How much time do I have left? Okay. Let me just say one last thing about this before I close. Maybe I'll do it next week. I think I'll do it next session instead. So it actually turns out there's one cool property about this that's kind of that is kind of subtle, but you'll find it out in the next lecture. Are there question about this before we close for today, then?

So the very cool thing about the solution of discrete time LQR problems -- finite horizon LQR problems is that this is a problem in an infinite state, with a continuous state. But nonetheless, under the assumptions we made, you can prove that the value function is a quadratic function of the state. Therefore, just by computing these matrixes phi T and the real numbers psi T, you can actually exactly represent the value function, even for these infinitely large state spaces, even for continuous state spaces.

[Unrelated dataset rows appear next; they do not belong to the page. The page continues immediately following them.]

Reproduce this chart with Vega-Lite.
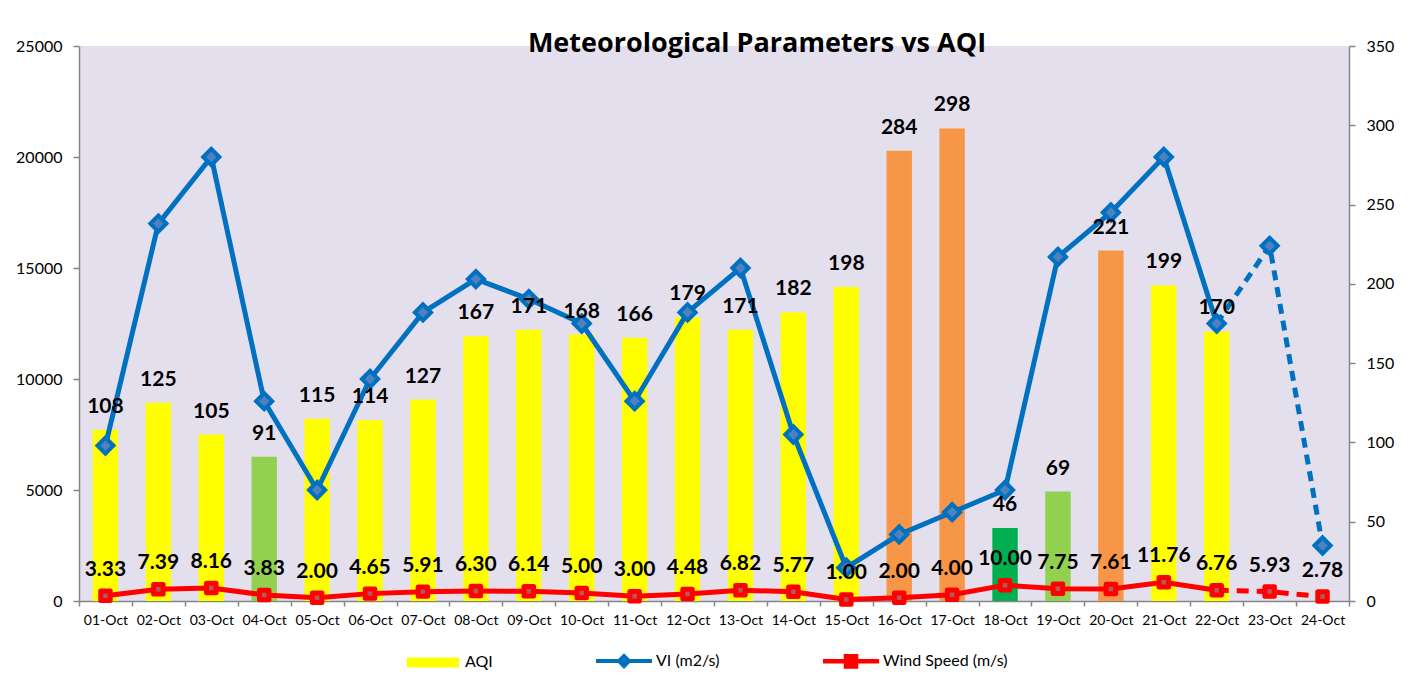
{
  "$schema": "https://vega.github.io/schema/vega-lite/v6.json",
  "width": 1270,
  "height": 555,
  "autosize": {"type": "none"},
  "padding": {"left": 79, "top": 46, "right": 65, "bottom": 83},
  "background": "white",
  "config": {
    "view": {"fill": "#E4DFEC", "stroke": null},
    "font": "Lato",
    "axis": {
      "domainColor": "#868686", "domainWidth": 1.5, "tickColor": "#868686", "tickWidth": 1.5,
      "labelColor": "black", "labelFont": "Lato", "grid": false, "title": null
    }
  },
  "title": {
    "text": "Meteorological Parameters vs AQI",
    "font": "Open Sans", "fontSize": 27, "fontWeight": "bold", "color": "black",
    "anchor": "middle", "frame": "group", "dx": 43, "dy": 35, "offset": -6, "baseline": "alphabetic"
  },
  "data": {
    "values": [
      {"date": "01-Oct", "AQI": 108, "band": "Moderate", "VI": 7000, "wind": 3.33},
      {"date": "02-Oct", "AQI": 125, "band": "Moderate", "VI": 17000, "wind": 7.39},
      {"date": "03-Oct", "AQI": 105, "band": "Moderate", "VI": 20000, "wind": 8.16},
      {"date": "04-Oct", "AQI": 91, "band": "Satisfactory", "VI": 9000, "wind": 3.83},
      {"date": "05-Oct", "AQI": 115, "band": "Moderate", "VI": 5000, "wind": 2.00},
      {"date": "06-Oct", "AQI": 114, "band": "Moderate", "VI": 10000, "wind": 4.65},
      {"date": "07-Oct", "AQI": 127, "band": "Moderate", "VI": 13000, "wind": 5.91},
      {"date": "08-Oct", "AQI": 167, "band": "Moderate", "VI": 14500, "wind": 6.30},
      {"date": "09-Oct", "AQI": 171, "band": "Moderate", "VI": 13600, "wind": 6.14},
      {"date": "10-Oct", "AQI": 168, "band": "Moderate", "VI": 12500, "wind": 5.00},
      {"date": "11-Oct", "AQI": 166, "band": "Moderate", "VI": 9000, "wind": 3.00},
      {"date": "12-Oct", "AQI": 179, "band": "Moderate", "VI": 13000, "wind": 4.48},
      {"date": "13-Oct", "AQI": 171, "band": "Moderate", "VI": 15000, "wind": 6.82},
      {"date": "14-Oct", "AQI": 182, "band": "Moderate", "VI": 7500, "wind": 5.77},
      {"date": "15-Oct", "AQI": 198, "band": "Moderate", "VI": 1500, "wind": 1.00},
      {"date": "16-Oct", "AQI": 284, "band": "Poor", "VI": 3000, "wind": 2.00},
      {"date": "17-Oct", "AQI": 298, "band": "Poor", "VI": 4000, "wind": 4.00},
      {"date": "18-Oct", "AQI": 46, "band": "Good", "VI": 5000, "wind": 10.00},
      {"date": "19-Oct", "AQI": 69, "band": "Satisfactory", "VI": 15500, "wind": 7.75},
      {"date": "20-Oct", "AQI": 221, "band": "Poor", "VI": 17500, "wind": 7.61},
      {"date": "21-Oct", "AQI": 199, "band": "Moderate", "VI": 20000, "wind": 11.76},
      {"date": "22-Oct", "AQI": 170, "band": "Moderate", "VI": 12500, "wind": 6.76},
      {"date": "23-Oct", "AQI": null, "band": null, "VI": 16000, "wind": 5.93},
      {"date": "24-Oct", "AQI": null, "band": null, "VI": 2500, "wind": 2.78}
    ]
  },
  "encoding": {
    "x": {
      "field": "date", "type": "ordinal", "sort": null,
      "scale": {
        "domain": ["01-Oct","02-Oct","03-Oct","04-Oct","05-Oct","06-Oct","07-Oct","08-Oct","09-Oct","10-Oct","11-Oct","12-Oct","13-Oct","14-Oct","15-Oct","16-Oct","17-Oct","18-Oct","19-Oct","20-Oct","21-Oct","22-Oct","23-Oct","24-Oct"],
        "paddingInner": 0, "paddingOuter": 0
      },
      "axis": {"labelAngle": 0, "labelFontSize": 14, "tickSize": 5, "tickBand": "extent", "labelPadding": 7, "title": null}
    }
  },
  "layer": [
    {
      "mark": {"type": "bar", "width": {"band": 0.48}},
      "encoding": {
        "y": {"field": "AQI", "type": "quantitative", "scale": {"domain": [0, 350], "nice": false},
              "axis": {"orient": "right", "values": [0,50,100,150,200,250,300,350], "format": "d", "tickSize": 6, "labelPadding": 11, "labelFontSize": 16, "title": null}},
        "color": {
          "field": "band", "type": "nominal",
          "scale": {"domain": ["Moderate","VI (m2/s)","Wind Speed (m/s)","Satisfactory","Good","Poor"],
                    "range": ["#FFFF00","#0070C0","#FF0000","#92D050","#00B050","#F79646"]},
          "legend": {
            "values": ["Moderate","VI (m2/s)","Wind Speed (m/s)"],
            "labelExpr": "datum.label == 'Moderate' ? 'AQI' : datum.label",
            "orient": "none", "legendX": 325, "legendY": 586, "direction": "horizontal",
            "title": null, "labelFont": "Lato", "labelFontSize": 16, "labelColor": "black",
            "labelOffset": 3, "columnPadding": 100, "symbolSize": 3136,
            "encode": {
              "symbols": {
                "update": {
                  "shape": {"signal": "datum.value === 'Moderate' ? 'M-0.93,-0.18H0.93V0.18H-0.93Z' : datum.value === 'VI (m2/s)' ? 'M-1,-0.07H1V0.07H-1Z M0,-0.28L0.28,0L0,0.28L-0.28,0Z' : 'M-1,-0.08H1V0.08H-1Z M-0.26,-0.26H0.26V0.26H-0.26Z'"},
                  "fill": {"signal": "scale('color', datum.value)"},
                  "stroke": {"value": "transparent"},
                  "opacity": {"value": 1},
                  "size": {"value": 3136}
                }
              }
            }
          }
        }
      }
    },
    {
      "transform": [{"filter": "datum.AQI != null"}],
      "mark": {"type": "line", "color": "#0070C0", "strokeWidth": 5},
      "encoding": {
        "y": {"field": "VI", "type": "quantitative", "scale": {"domain": [0, 25000], "nice": false},
              "axis": {"orient": "left", "values": [0,5000,10000,15000,20000,25000], "format": "d", "tickSize": 6, "labelPadding": 11, "labelFontSize": 16, "title": null}}
      }
    },
    {
      "transform": [{"filter": {"field": "date", "oneOf": ["22-Oct","23-Oct","24-Oct"]}}],
      "mark": {"type": "line", "color": "#0070C0", "strokeWidth": 5, "strokeDash": [10, 7]},
      "encoding": {
        "y": {"field": "VI", "type": "quantitative", "scale": {"domain": [0, 25000], "nice": false}, "axis": null}
      }
    },
    {
      "mark": {"type": "point", "shape": "diamond", "filled": true, "fill": "#4F81BD", "stroke": "#0070C0", "strokeWidth": 4, "size": 260, "opacity": 1},
      "encoding": {
        "y": {"field": "VI", "type": "quantitative", "scale": {"domain": [0, 25000], "nice": false}, "axis": null}
      }
    },
    {
      "transform": [{"filter": "datum.AQI != null"}],
      "mark": {"type": "line", "color": "#FF0000", "strokeWidth": 5},
      "encoding": {
        "y": {"field": "wind", "type": "quantitative", "scale": {"domain": [0, 350], "nice": false}, "axis": null}
      }
    },
    {
      "transform": [{"filter": {"field": "date", "oneOf": ["22-Oct","23-Oct","24-Oct"]}}],
      "mark": {"type": "line", "color": "#FF0000", "strokeWidth": 5, "strokeDash": [12, 8]},
      "encoding": {
        "y": {"field": "wind", "type": "quantitative", "scale": {"domain": [0, 350], "nice": false}, "axis": null}
      }
    },
    {
      "mark": {"type": "point", "shape": "square", "filled": true, "fill": "#B05A5A", "stroke": "#FF0000", "strokeWidth": 5, "strokeJoin": "round", "size": 90, "opacity": 1},
      "encoding": {
        "y": {"field": "wind", "type": "quantitative", "scale": {"domain": [0, 350], "nice": false}, "axis": null}
      }
    },
    {
      "mark": {"type": "text", "font": "Lato", "fontSize": 21, "fontWeight": "bold", "color": "black", "baseline": "alphabetic", "dy": -17},
      "encoding": {
        "y": {"field": "AQI", "type": "quantitative", "scale": {"domain": [0, 350], "nice": false}, "axis": null},
        "text": {"field": "AQI", "type": "quantitative", "format": "d"}
      }
    },
    {
      "mark": {"type": "text", "font": "Lato", "fontSize": 21, "fontWeight": "bold", "color": "black", "baseline": "alphabetic", "dy": -20},
      "encoding": {
        "y": {"field": "wind", "type": "quantitative", "scale": {"domain": [0, 350], "nice": false}, "axis": null},
        "text": {"field": "wind", "type": "quantitative", "format": ".2f"}
      }
    }
  ],
  "resolve": {"scale": {"y": "independent"}}
}
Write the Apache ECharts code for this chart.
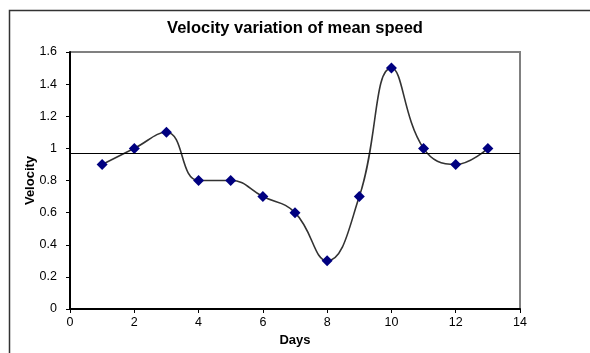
<!DOCTYPE html>
<html><head><meta charset="utf-8">
<script src="https://cdn.jsdelivr.net/npm/echarts@6/dist/echarts.min.js"></script>
<style>html,body{margin:0;padding:0;background:#fff}#c{width:590px;height:353px}</style>
</head><body><div id="c"></div>
<script>
const days = [1,2,3,4,5,6,7,8,9,10,11,12,13];
const velocity = [0.9,1.0,1.1,0.8,0.8,0.7,0.6,0.3,0.7,1.5,1.0,0.9,1.0];
const referenceLevel = 0.97;
const xTicks = [0,2,4,6,8,10,12,14];
const yTicks = [0,0.2,0.4,0.6,0.8,1,1.2,1.4,1.6];

const chart = echarts.init(document.getElementById('c'), null, {renderer:'canvas'});
const F = 'Liberation Sans, Arial, sans-serif';
chart.setOption({
  animation:false,
  backgroundColor:'#fff',
  title:{text:'Velocity variation of mean speed', left:'center', top:15,
    textStyle:{fontFamily:F,fontSize:16.5,fontWeight:'bold',color:'#000'}},
  graphic:[
    {type:'polyline', shape:{points:[[9.5,353],[9.5,10.5],[590,10.5]]}, style:{stroke:'#333',lineWidth:1.5,fill:null}},
    {type:'polyline', shape:{points:[[70,52],[520,52],[520,309]]}, style:{stroke:'#808080',lineWidth:2,fill:null}}
  ],
  grid:{left:70,right:70,top:52,bottom:44,containLabel:false},
  xAxis:{type:'value',min:0,max:14,interval:2,
    name:'Days',nameLocation:'middle',nameGap:25,nameMoveOverlap:false,
    nameTextStyle:{fontFamily:F,fontSize:13,fontWeight:'bold',color:'#000'},
    axisLine:{show:true,lineStyle:{color:'#000',width:2}},
    axisTick:{show:true,length:4,lineStyle:{color:'#000',width:1}},
    axisLabel:{fontFamily:F,fontSize:12.5,color:'#000',margin:7},
    splitLine:{show:false}},
  yAxis:{type:'value',min:0,max:1.6,interval:0.2,
    name:'Velocity',nameLocation:'middle',nameGap:33,nameRotate:90,nameMoveOverlap:false,
    nameTextStyle:{fontFamily:F,fontSize:13,fontWeight:'bold',color:'#000'},
    axisLine:{show:true,lineStyle:{color:'#000',width:2}},
    axisTick:{show:true,length:4,lineStyle:{color:'#000',width:1}},
    axisLabel:{fontFamily:F,fontSize:12.5,color:'#000',margin:13,
      formatter:v=>{const t=yTicks.find(x=>Math.abs(x-v)<1e-9);return t===undefined?'':String(t);}},
    splitLine:{show:false}},
  series:[{
    type:'line',
    data:days.map((d,i)=>[d,velocity[i]]),
    smooth:0.45,
    symbol:'diamond',symbolSize:11,
    itemStyle:{color:'#000080'},
    lineStyle:{color:'#333',width:1.6},
    markLine:{silent:true,symbol:'none',label:{show:false},
      lineStyle:{color:'#000',width:1.2,type:'solid'},
      data:[{yAxis:referenceLevel}]}
  }]
});
</script></body></html>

So the computation of these algorithms scales only like the cube, scales only as a polynomial in terms of the number of state variables whereas in [inaudible] dimensionality problems, with [inaudible], we had algorithms of a scale exponentially dimensional problem. Whereas LQR scales only are like the cube of the dimension of the problem. So this easily applies to problems with even very large state spaces.

So we actually often apply variations of this algorithm to some subset, to some particular subset for the things we do on our helicopter, which has high dimensional state spaces, with twelve or higher dimensions. This has worked very well for that. So it turns out there are even more things you can do with this, and I'll continue with that in the next lecture. So let's close for today, then.